Schematic of the device to measure flow through a plate valve. Air from the plenum at the left at [P, T] flows through the round orifice with diameter [D] and then through a gap between the plates of width [h]. The question mark [?] represents the unknown flux.

The Test Device

The actual device to measure flux between close plates. Sheets of aluminum foil maintain a space between acrylic plates and keep the sheets of aluminum squeezed flat.

Test Device Detail

The device with the top plate removed shows the 1/8" orifice from the plenum below and also some aluminum foil spacers.

The makers of Standard Reynolds Wrap claim their product has a thickness of between 6.3 and 7.7 microns. My measurements with a micrometer indicated a thickness of about 7.2 microns.

As in the experiments with open orifices, flux is related to the orifice area. I used strips of aluminum foil to build spacers. Flux 16 means the flux with a spacer with the width of 16 sheets of foil. Flux Max is the flux with no top plate.

Flow measurements below 0.5 scfm were at the end of the meter range and were difficult to read.

For pressures above about 5 psig, the flux ratios are relatively constant and increase with the orifice area. For example, at 10 psig, the flux through a 32-ply gap is about 1.75 times the flux through a 16-ply gap. As in that case, the ratios are generally close to and yet not in exact proportion to the ply (see table below).

Gap (ply)

10e-6 inches

mm

Area (m²)

Gap Ratio

Flux Ratio

4

29

.073

0.25

0.25

8

58

.146

0.50

0.59

16

115

.292

1.00

1.00

32

230

.584

2.00

1.75

Max

2.84

2.25

The flux ratios are not strictly in proportion to gap ratios.
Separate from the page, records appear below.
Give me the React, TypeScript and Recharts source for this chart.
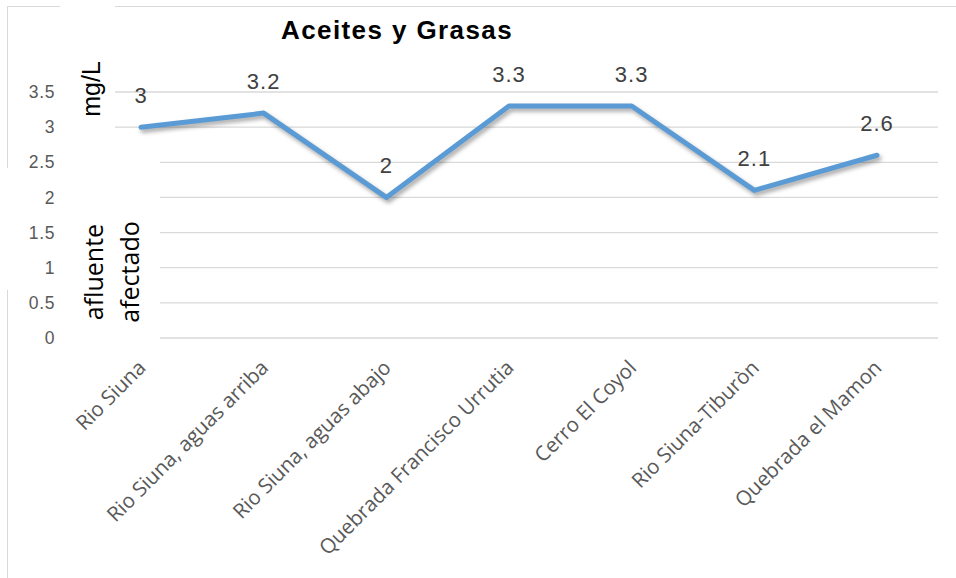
import { LineChart, Line, XAxis, YAxis, CartesianGrid, LabelList } from "recharts";

const sites = [
	"Rio Siuna",
	"Rio Siuna, aguas arriba",
	"Rio Siuna, aguas abajo",
	"Quebrada Francisco Urrutia",
	"Cerro El Coyol",
	"Rio Siuna-Tiburòn",
	"Quebrada el Mamon",
];
const grasas = [3, 3.2, 2, 3.3, 3.3, 2.1, 2.6];
const yTicks = [0, 0.5, 1, 1.5, 2, 2.5, 3, 3.5];

const data = sites.map((site, i) => ({ site, grasas: grasas[i] }));

const SiteTick = (props: any) => {
	const { x, y, payload } = props;
	return (
		<g transform={`translate(${x},${y})`}>
			<text
				x={6}
				y={23}
				transform="rotate(-45, 6, 23)"
				textAnchor="end"
				fill="#595959"
				fontSize={20.5}
				fontFamily="'Open Sans', sans-serif"
			>
				{payload.value}
			</text>
		</g>
	);
};

// the white text boxes in the original hide the left end of the gridlines
const GridLine = (props: any) => {
	const { y1, y2, x2, index } = props;
	return (
		<line
			key={`h-${index}`}
			x1={y1 > 140 ? 160 : 115}
			y1={y1}
			x2={x2}
			y2={y2}
			stroke="#D9D9D9"
			strokeWidth={1.3}
		/>
	);
};

const border = "#D9D9D9";

export default function App() {
	return (
		<div
			style={{
				position: "absolute",
				left: 0,
				top: 0,
				width: 956,
				height: 578,
				background: "#fff",
				fontFamily: "'Liberation Sans', Arial, sans-serif",
			}}
		>
			<style>{`.shadowLine .recharts-line-curve { filter: drop-shadow(2px 3px 2px rgba(0,0,0,0.35)); }`}</style>
			{/* chart area border fragments */}
			<div style={{ position: "absolute", left: 7, top: 6, width: 53, height: 1, background: border }} />
			<div style={{ position: "absolute", left: 115, top: 6, width: 841, height: 1, background: border }} />
			<div style={{ position: "absolute", left: 7, top: 6, width: 1, height: 162, background: border }} />
			<div style={{ position: "absolute", left: 7, top: 290, width: 1, height: 288, background: border }} />

			<LineChart
				width={956}
				height={578}
				data={data}
				margin={{ top: 92, right: 18, left: 20, bottom: 0 }}
			>
				<CartesianGrid vertical={false} horizontal={GridLine} />
				<XAxis
					dataKey="site"
					interval={0}
					height={240}
					axisLine={false}
					tickLine={false}
					padding={{ left: 61, right: 61 }}
					tick={SiteTick}
				/>
				<YAxis
					domain={[0, 3.5]}
					ticks={yTicks}
					width={60}
					axisLine={false}
					tickLine={false}
					tickMargin={19}
					tick={{ fill: "#595959", fontSize: 17.5, letterSpacing: 0.6 }}
				/>
				<Line
					className="shadowLine"
					dataKey="grasas"
					stroke="#5B9BD5"
					strokeWidth={5}
					strokeLinejoin="round"
					strokeLinecap="round"
					dot={false}
					activeDot={false}
					isAnimationActive={false}
				>
					<LabelList
						dataKey="grasas"
						position="top"
						offset={24}
						fill="#404040"
						fontSize={22}
						style={{ letterSpacing: 1 }}
					/>
				</Line>
			</LineChart>

			<div
				style={{
					position: "absolute",
					left: 397,
					top: 30,
					transform: "translate(-50%, -50%)",
					fontSize: 26,
					fontWeight: "bold",
					letterSpacing: 1.4,
					color: "#000",
					whiteSpace: "nowrap",
				}}
			>
				Aceites y Grasas
			</div>
			<div
				style={{
					position: "absolute",
					left: 91,
					top: 89,
					transform: "translate(-50%, -50%) rotate(-90deg)",
					fontSize: 25,
					color: "#000",
					whiteSpace: "nowrap",
				}}
			>
				mg/L
			</div>
			<div
				style={{
					position: "absolute",
					left: 111,
					top: 272,
					transform: "translate(-50%, -50%) rotate(-90deg)",
					fontSize: 25,
					lineHeight: "36px",
					fontFamily: "'Open Sans', sans-serif",
					color: "#000",
					whiteSpace: "nowrap",
					textAlign: "center",
				}}
			>
				afluente
				<br />
				afectado
			</div>
		</div>
	);
}
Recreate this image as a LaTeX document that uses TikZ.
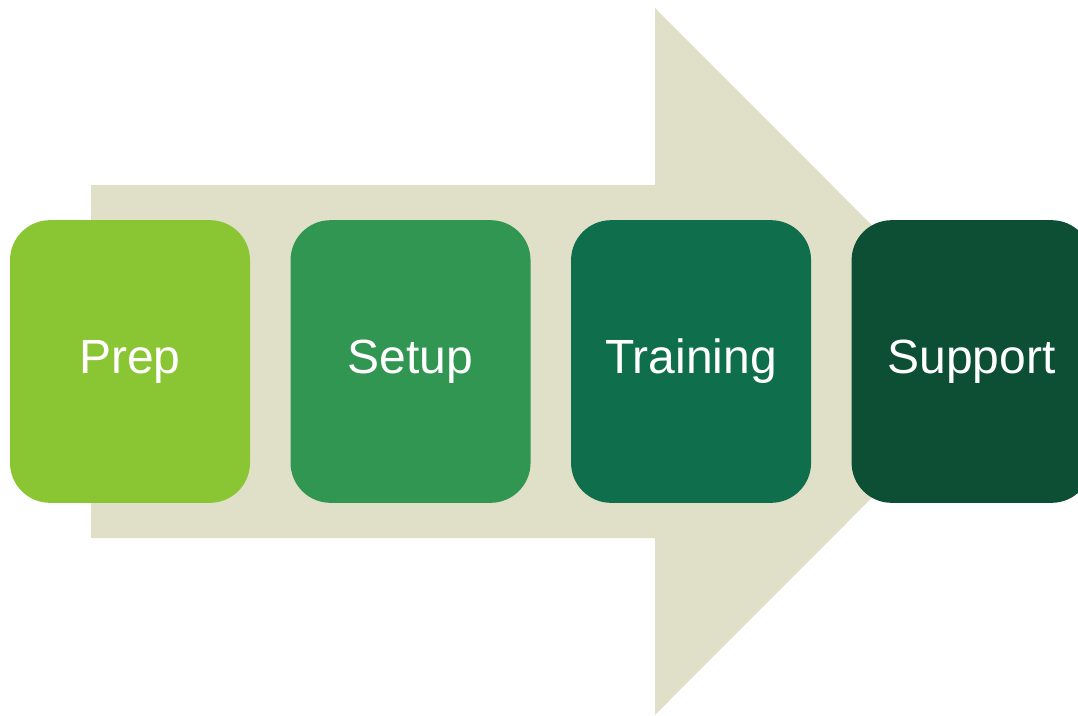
\documentclass[tikz,border=0pt]{standalone}
\usepackage{fontspec}
\setmainfont{Liberation Sans}
\usepackage{tikz}
\usetikzlibrary{positioning}
\definecolor{arrowbg}{HTML}{E0E0C9}
\definecolor{stepA}{HTML}{8AC634}
\definecolor{stepB}{HTML}{329653}
\definecolor{stepC}{HTML}{0F6E4B}
\definecolor{stepD}{HTML}{0D4F35}
\tikzset{phase/.style={rectangle, rounded corners=30pt, minimum width=180pt, minimum height=212pt, inner sep=0pt, text=white, font=\fontsize{36}{40}\selectfont}}

\begin{document}
\begin{tikzpicture}[x=0.75pt,y=-0.75pt,node distance=30pt]
\useasboundingbox (0,0) rectangle (1078,715);
\clip (0,0) rectangle (1078,715);

% big arrow behind
\fill[arrowbg] (91,185) -- (655,185) -- (655,8) -- (1008,361.5) -- (655,715) -- (655,538) -- (91,538) -- cycle;

\node[phase, fill=stepA] (prep) at (130,361.5) {Prep};
\node[phase, fill=stepB, right=of prep] (setup) {Setup};
\node[phase, fill=stepC, right=of setup] (training) {Training};
\node[phase, fill=stepD, right=of training] (support) {Support};

\end{tikzpicture}
\end{document}
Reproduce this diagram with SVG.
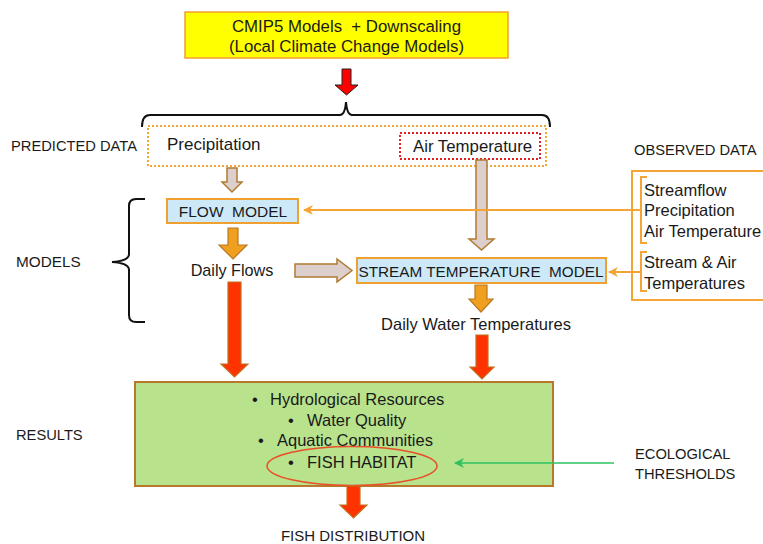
<svg xmlns="http://www.w3.org/2000/svg" width="763" height="544" viewBox="0 0 763 544">
<defs>
<style>
text{font-family:"Liberation Sans",Arial,sans-serif;fill:#1a1a1a;white-space:pre}
.lbl{font-size:14.7px}
.t15{font-size:16.5px}
.box{fill:#cde9f8;stroke:#f0a030;stroke-width:2}
.taupe{fill:#ddd0cc;stroke:#b07a30;stroke-width:1.5}
.orng{fill:#f0a020;stroke:#b87820;stroke-width:1.2}
.red{fill:#ff3300;stroke:#c07020;stroke-width:1.2}
.oline{fill:none;stroke:#f5a535;stroke-width:2}
.brace{fill:none;stroke:#111;stroke-width:2}
</style>
<marker id="oh" viewBox="0 0 10 10" refX="9" refY="5" markerWidth="10" markerHeight="10" markerUnits="userSpaceOnUse" orient="auto">
<path d="M0,0 L10,5 L0,10 L3,5 Z" fill="#f5a535"/>
</marker>
<marker id="gh" viewBox="0 0 10 10" refX="9" refY="5" markerWidth="10" markerHeight="10" markerUnits="userSpaceOnUse" orient="auto">
<path d="M0,0 L10,5 L0,10 L3,5 Z" fill="#2ec060"/>
</marker>
</defs>
<rect width="763" height="544" fill="#fff"/>

<g id="labels">
<text class="lbl" x="11" y="151">PREDICTED DATA</text>
<text class="lbl" x="16" y="267" style="font-size:15.3px">MODELS</text>
<text class="lbl" x="16" y="440">RESULTS</text>
<text class="lbl" x="634" y="155">OBSERVED DATA</text>
<text class="lbl" x="635" y="459">ECOLOGICAL</text>
<text class="lbl" x="635" y="479">THRESHOLDS</text>
</g>

<g id="cmip5">
<rect x="185" y="12" width="323" height="46" fill="#ffff00" stroke="#f0a030" stroke-width="1.5"/>
<text x="346.5" y="32" text-anchor="middle" font-size="16.8">CMIP5 Models  + Downscaling</text>
<text x="346.5" y="52" text-anchor="middle" font-size="16.8">(Local Climate Change Models)</text>
</g>

<g id="predicted">
<rect x="148" y="126" width="398" height="40" fill="none" stroke="#f5a535" stroke-width="2" stroke-dasharray="2,2"/>
<text x="167" y="150" font-size="17">Precipitation</text>
<rect x="400" y="133" width="140" height="26" fill="none" stroke="#e02020" stroke-width="2" stroke-dasharray="2,2"/>
<text x="413" y="152" font-size="16.8">Air Temperature</text>
</g>

<g id="flow-model">
<rect class="box" x="167" y="199" width="131" height="24"/>
<text x="233" y="217" text-anchor="middle" font-size="15.5">FLOW  MODEL</text>
</g>

<g id="daily-flows">
<text x="232" y="276" text-anchor="middle" font-size="16.2">Daily Flows</text>
</g>

<g id="stream-temp-model">
<rect class="box" x="357" y="258" width="249" height="25"/>
<text x="481" y="277" text-anchor="middle" font-size="15.3">STREAM TEMPERATURE  MODEL</text>
</g>

<g id="daily-water-temps">
<text class="t15" x="476" y="330" text-anchor="middle">Daily Water Temperatures</text>
</g>

<g id="observed">
<path class="oline" d="M763,171 H632 V300 H763"/>
<path class="oline" d="M647,177 H641 V243 H647"/>
<path class="oline" d="M647,252 H641 V291 H647"/>
<text class="t15" x="644" y="196">Streamflow</text>
<text class="t15" x="644" y="216">Precipitation</text>
<text class="t15" x="644" y="237">Air Temperature</text>
<text class="t15" x="644" y="268">Stream &amp; Air</text>
<text class="t15" x="644" y="289">Temperatures</text>
</g>

<g id="results">
<rect x="135" y="382" width="418" height="104" fill="#b8e28c" stroke="#b8782c" stroke-width="2"/>
<text class="t15" x="252" y="405">•</text>
<text class="t15" x="270" y="405">Hydrological Resources</text>
<text class="t15" x="288" y="426">•</text>
<text class="t15" x="307" y="426">Water Quality</text>
<text class="t15" x="258" y="446">•</text>
<text class="t15" x="277" y="446">Aquatic Communities</text>
<text class="t15" x="288" y="468">•</text>
<text class="t15" x="307" y="468">FISH HABITAT</text>
<ellipse cx="352" cy="466" rx="85" ry="19.5" fill="none" stroke="#e8502a" stroke-width="1.5"/>
</g>

<g id="fish-distribution">
<text x="353" y="541" text-anchor="middle" font-size="15">FISH DISTRIBUTION</text>
</g>

<g id="connectors">
<path class="brace" d="M142,127 Q142,115 150,115 H340 Q345,115 346,102 Q347,115 352,115 H542 Q550,115 550,127"/>
<path class="brace" d="M145,199 H136 Q129,199 129,206 V254 Q129,261 112,262 Q129,263 129,270 V315 Q129,322 136,322 H145"/>
<path d="M342,69 H351 V85 H358 L346.5,95 L335,85 H342 Z" fill="#ff0000" stroke="#222" stroke-width="1"/>
<path class="taupe" d="M227,168 H237 V182 H242 L232,192 L222,182 H227 Z"/>
<path class="taupe" d="M476,160 H487 V239 H494 L481.5,250 L469,239 H476 Z"/>
<path class="taupe" d="M295,264 H337 V259 L352,270.5 L337,282 V277 H295 Z"/>
<path class="orng" d="M228,228 H238 V245 H247 L233,259 L219,245 H228 Z"/>
<path class="orng" d="M475,285 H487 V299 H493 L481,312 L469,299 H475 Z"/>
<path class="red" d="M228,282 H241 V364 H248 L234.5,377 L221,364 H228 Z"/>
<path class="red" d="M476,335 H488 V367 H494 L482,379 L470,367 H476 Z"/>
<path class="red" d="M347,486 H360 V505 H367 L353.5,518 L340,505 H347 Z"/>
<line x1="640" y1="210" x2="304" y2="210" stroke="#f5a535" stroke-width="2" marker-end="url(#oh)"/>
<line x1="640" y1="272" x2="609" y2="272" stroke="#f5a535" stroke-width="2" marker-end="url(#oh)"/>
<line x1="614" y1="463" x2="455" y2="463" stroke="#2ec060" stroke-width="1.5" marker-end="url(#gh)"/>
</g>
</svg>
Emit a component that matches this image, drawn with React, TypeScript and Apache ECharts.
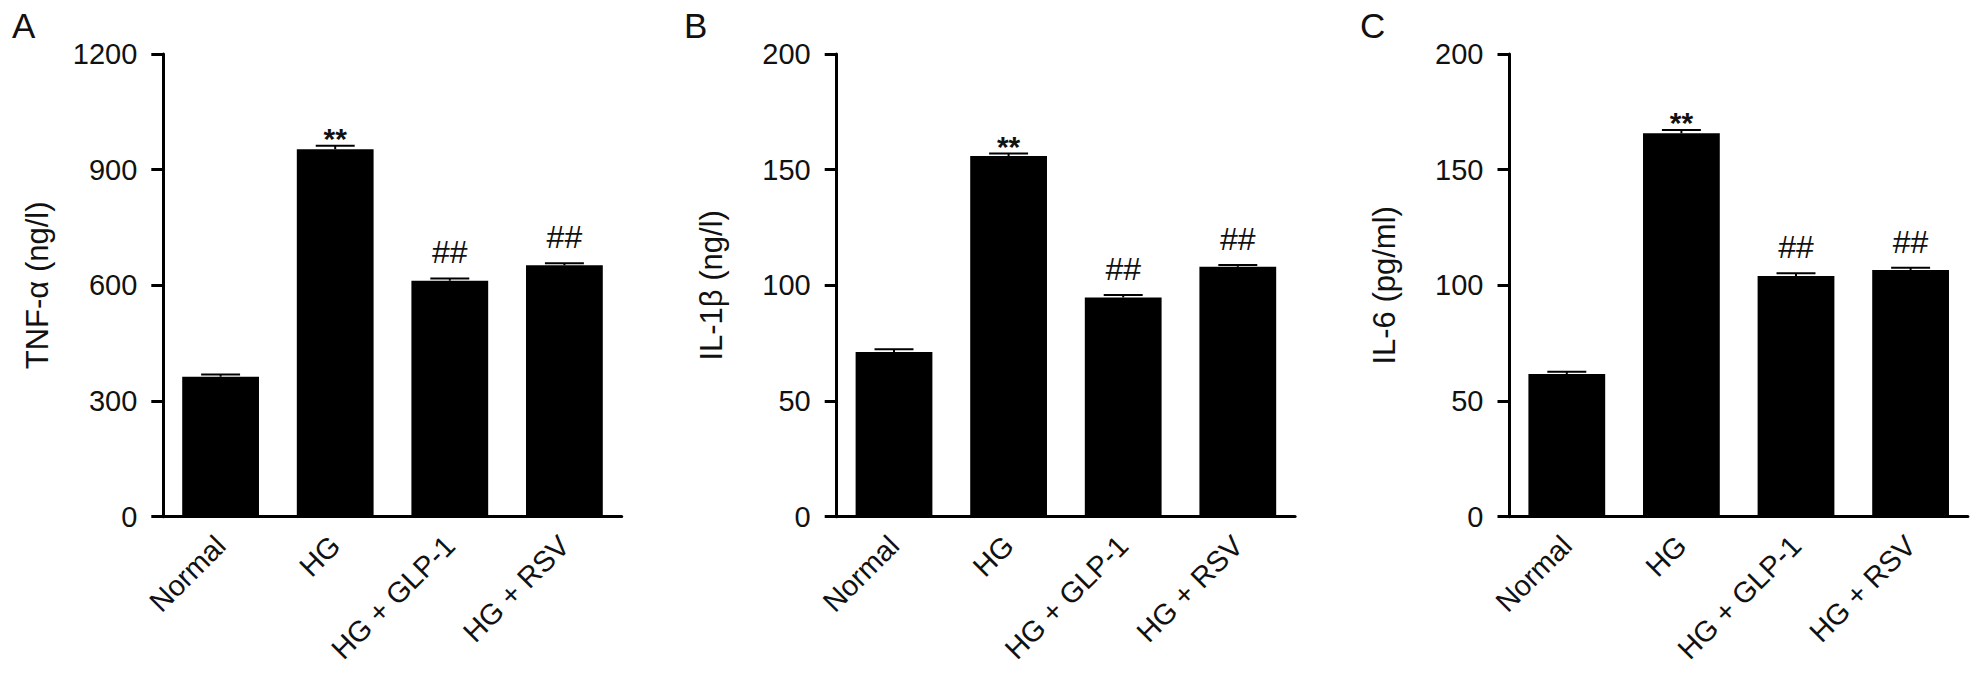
import React, { useEffect, useRef } from "react";
import * as echarts from "echarts";

const categories = ["Normal", "HG", "HG+GLP-1", "HG+RSV"];
const annotations = ["", "**", "##", "##"];

const tnfMeans = [363, 953, 612, 652];
const tnfErrors = [6, 9, 6, 5];

const il1bMeans = [71.2, 155.9, 94.8, 108.0];
const il1bErrors = [1.2, 1.1, 1.0, 0.8];

const il6Means = [61.7, 165.7, 104.0, 106.6];
const il6Errors = [1.0, 1.5, 1.2, 1.0];

const panelLetters = ["A", "B", "C"];
const yNames = ["TNF-α (ng/l)", "IL-1β (ng/l)", "IL-6 (pg/ml)"];
const yMax = [1200, 200, 200];
const yInterval = [300, 50, 50];

const FONT = "'Liberation Sans', Arial, Helvetica, sans-serif";
const TXT = "#111";

export default function App() {
  const ref = useRef<HTMLDivElement>(null);
  useEffect(() => {
    if (!ref.current) return;
    const chart = echarts.init(ref.current, null, { renderer: "svg" });
    const means = [tnfMeans, il1bMeans, il6Means];
    const errs = [tnfErrors, il1bErrors, il6Errors];
    const lefts = [163.3, 836.7, 1509.5];
    const letterX = [12, 684, 1360];
    const grids = lefts.map((l) => ({ left: l, top: 54, width: 458.4, height: 462.7 }));
    const xAxes = lefts.map((_, k) => ({
      type: "category",
      gridIndex: k,
      data: categories,
      axisLine: { lineStyle: { color: "#000", width: 3 } },
      axisTick: { alignWithLabel: true, length: 13, lineStyle: { color: "#000", width: 3 } },
      axisLabel: {
        rotate: 45,
        margin: 24,
        fontSize: 29,
        fontFamily: FONT,
        color: TXT,
        interval: 0,
        formatter: (v: string) => v.replace("+", " + "),
      },
    }));
    const yAxes = lefts.map((_, k) => ({
      type: "value",
      gridIndex: k,
      min: 0,
      max: yMax[k],
      interval: yInterval[k],
      name: yNames[k],
      nameLocation: "middle",
      nameGap: 110,
      nameTextStyle: { fontSize: 31, fontFamily: FONT, color: TXT },
      axisLine: { show: true, lineStyle: { color: "#000", width: 3 } },
      axisTick: { show: true, length: 12, lineStyle: { color: "#000", width: 3 } },
      axisLabel: { fontSize: 29, fontFamily: FONT, color: TXT, margin: 26, formatter: (v: number) => String(v) },
      splitLine: { show: false },
    }));
    const series: any[] = [];
    lefts.forEach((_, k) => {
      series.push({
        type: "bar",
        xAxisIndex: k,
        yAxisIndex: k,
        data: means[k],
        barWidth: "67%",
        itemStyle: { color: "#000" },
        z: 2,
      });
      series.push({
        type: "custom",
        xAxisIndex: k,
        yAxisIndex: k,
        z: 3,
        data: means[k].map((m, i) => [i, m, errs[k][i]]),
        renderItem: (params: any, api: any) => {
          const i = params.dataIndex;
          const idx = api.value(0);
          const m = api.value(1);
          const e = api.value(2);
          const base = api.coord([idx, m]);
          const top = api.coord([idx, m + e]);
          const capHalf = api.size([1, 0])[0] * 0.17;
          const children: any[] = [
            { type: "line", shape: { x1: top[0], y1: base[1], x2: top[0], y2: top[1] }, style: { stroke: "#000", lineWidth: 2 } },
            { type: "line", shape: { x1: top[0] - capHalf, y1: top[1], x2: top[0] + capHalf, y2: top[1] }, style: { stroke: "#000", lineWidth: 2 } },
          ];
          const ann = annotations[i];
          if (ann) {
            const isStar = ann === "**";
            children.push({
              type: "text",
              x: top[0],
              y: top[1] - (isStar ? -8 : 10),
              style: {
                text: ann,
                font: isStar ? `bold 30px ${FONT}` : `32px ${FONT}`,
                fill: "#111",
                align: "center",
                verticalAlign: "bottom",
              },
            });
          }
          return { type: "group", children };
        },
      });
    });
    chart.setOption({
      animation: false,
      backgroundColor: "#fff",
      grid: grids,
      xAxis: xAxes,
      yAxis: yAxes,
      series,
      graphic: panelLetters.map((t, k) => ({
        type: "text",
        left: letterX[k],
        top: 8,
        style: { text: t, font: `35px ${FONT}`, fill: TXT },
      })),
    });
    return () => chart.dispose();
  }, []);
  return (
    <div
      ref={ref}
      style={{ position: "fixed", left: 0, top: 0, width: 1983, height: 700, background: "#fff" }}
    />
  );
}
This discrepancy is noted not investigated further at this time since the goal of this exercise is to demonstrate that for the purposes of a simulation model, the flux through the valve is basically a function of pressure and gap size. Determination of the second order effects is a bit off the main path of this report on Radial Momentum.

The levitator under study typically operates in the pressure range from 5 psig to 20 psig and in the flux range from 2.2 scfm to 2.6 scfm. That places the gap at about 16 to 32 ply or about 24 ply or .438 mm and the flux ratio at about 1.375. Based on the flux through an open 1/8" orifice, a rule of thumb equation for valve flux is:

F = Fmax /2.25 * [1 + (h -.292)(1.75-1.00)/ (.584-.292)]

For Max Flux of 2.25: F = 1 + (h-.292) * 2.568,

so F(16) = 1, F(24) = 1.5 and F(32) = 1.75